Research into vaginal cancer

Researchers around the world are looking at better ways to treat vaginal cancer and manage treatment side effects.

Go to Cancer Research UK’s clinical trials database if you are looking for a trial for vaginal cancer in the UK. You need to talk to your specialist if there are any trials that you think you might be able to take part in.

Research and clinical trials

All cancer treatments have to be fully researched before they can be used for everyone. This is so we can be sure that:

  • they work
  • they work better than the treatments already available 
  • they are known to be safe

Preventing vaginal cancer

There’s a known link between vaginal cancer and infection with the human papilloma virus (HPV).

There are tests available which pick up the types of human papilloma virus that cause cancer. HPV testing is now part of the national screening programme to prevent cervical cancer. It may also prove useful in preventing vaginal cancer.

Vaccines have been developed to stop people from becoming infected with the HPV virus.

Vaccines to treat vaginal cancer that has come back

Doctors are looking at a new vaccine called RNA for women with vaginal cancer that’s come back. It has been made in the laboratory to help the immune system to recognise and attack a type of virus called HPV16. This is a type of human papilloma virus (HPV)  which can cause cell changes that can develop into cancer.

This type of treatment is highly experimental. At the moment, cancer vaccines are still largely unproven, and they’re available only in clinical trials. Doctors want to find the highest safe dose of RNA vaccine and learn about the side effects as well as finding out how well the RNA vaccine works as a treatment.

Treatment side effects

After treatment to the pelvic area, some people can have long term side effects. Trials are looking at ways to reduce or manage these side effects.

Bowel changes

Radiotherapy to the pelvis can cause a thickening of the tissue, making it less stretchy. This is called fibrosis and can cause bowel problems. Doctors want to find out if a combination of palm oil supplement and a drug called pentoxifylline can reduce the bowel symptoms caused by pelvic radiotherapy.

Doctors are developing a tool to identify people who have tummy or bowel problems following radiotherapy treatment. The researchers hope that the study results will help doctors to identify people who may need help with symptoms after pelvic radiotherapy.

Researchers want to know if an electronic nose can predict long term changes in bowel function after radiotherapy to the pelvis. An electronic nose is a device that can sniff individual smells to identify bacteria types. Researchers use it to identify bacteria from patient poo samples, to see who develops severe bowel symptoms as a long term problem following radiotherapy.

Reporting symptoms

Researchers are looking at a computer based system for people to report treatment side effects on line. Patients complete questionnaires about how they feel during and after cancer treatment. The researchers want to see if there are benefits to using this system compared to standard care.

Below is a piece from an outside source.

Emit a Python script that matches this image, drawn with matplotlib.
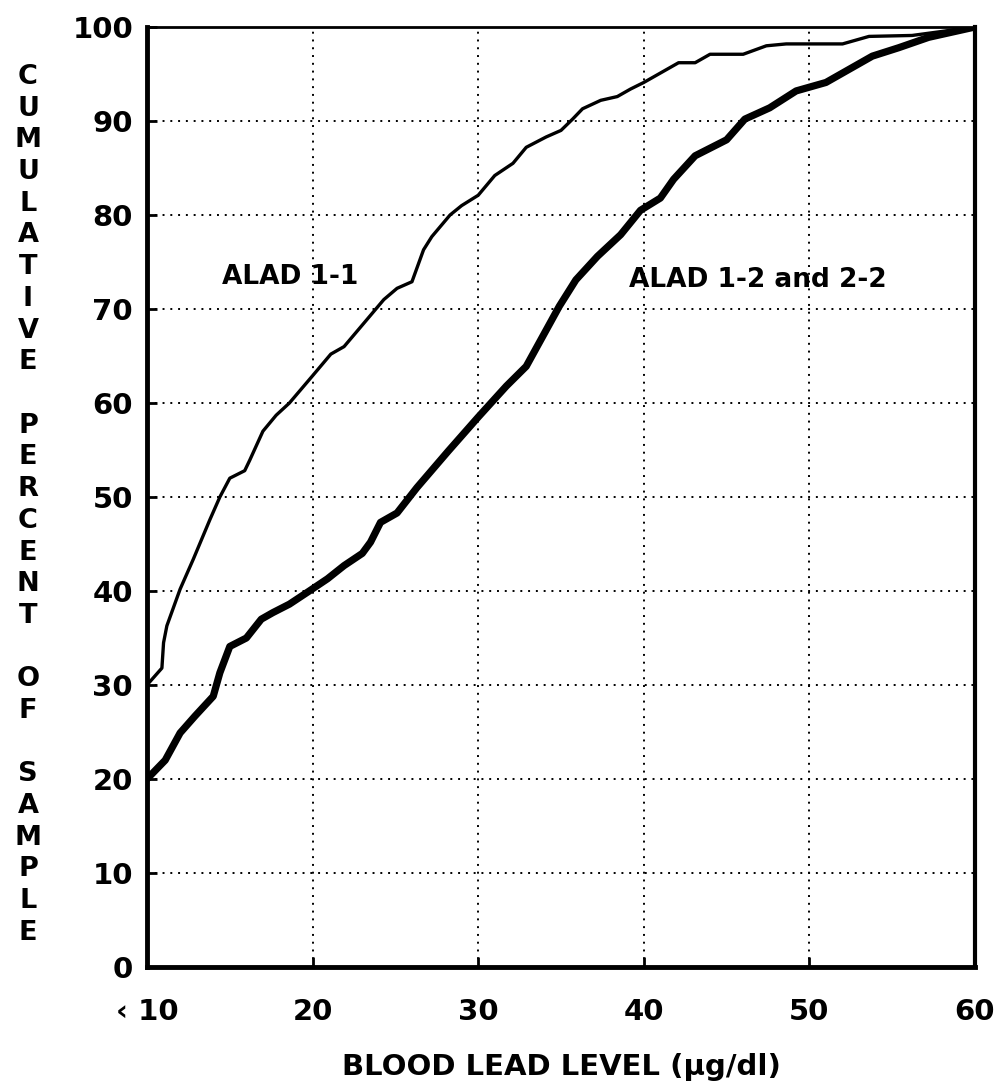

Living with vaginal cancer


Researchers have been looking at support for women with vaginal cancer. Women in one group were contacted by a woman who had similar treatment, and had special training in giving support. This is called peer support.

The study found that most patients and those giving peer support described benefits from the programme. It helped people feel less alone and more confident about coming through their cancer experience. Many said they had less anxiety and anger, and an increased sense of wellbeing. The supporters also found the process helpful and said it turned a negative experience of cancer into a positive one.

Controlling symptoms

Researchers are looking at how well a type of treatment called HIFU can control symptoms of women’s cancer that has come back. HIFU stands for high intensity focused ultrasound. It uses high frequency sound waves which deliver a strong beam to a specific part of the cancer and kills some cells. It might help with symptoms such as pain or bleeding.


Following treatment you might have physical or emotional difficulties which can affect your health and quality of life. Researchers want to know if offering 2 planned rehabilitation sessions can help women return to as normal life as possible. At the moment doctors refer people to the rehabilitation services when a problem arises.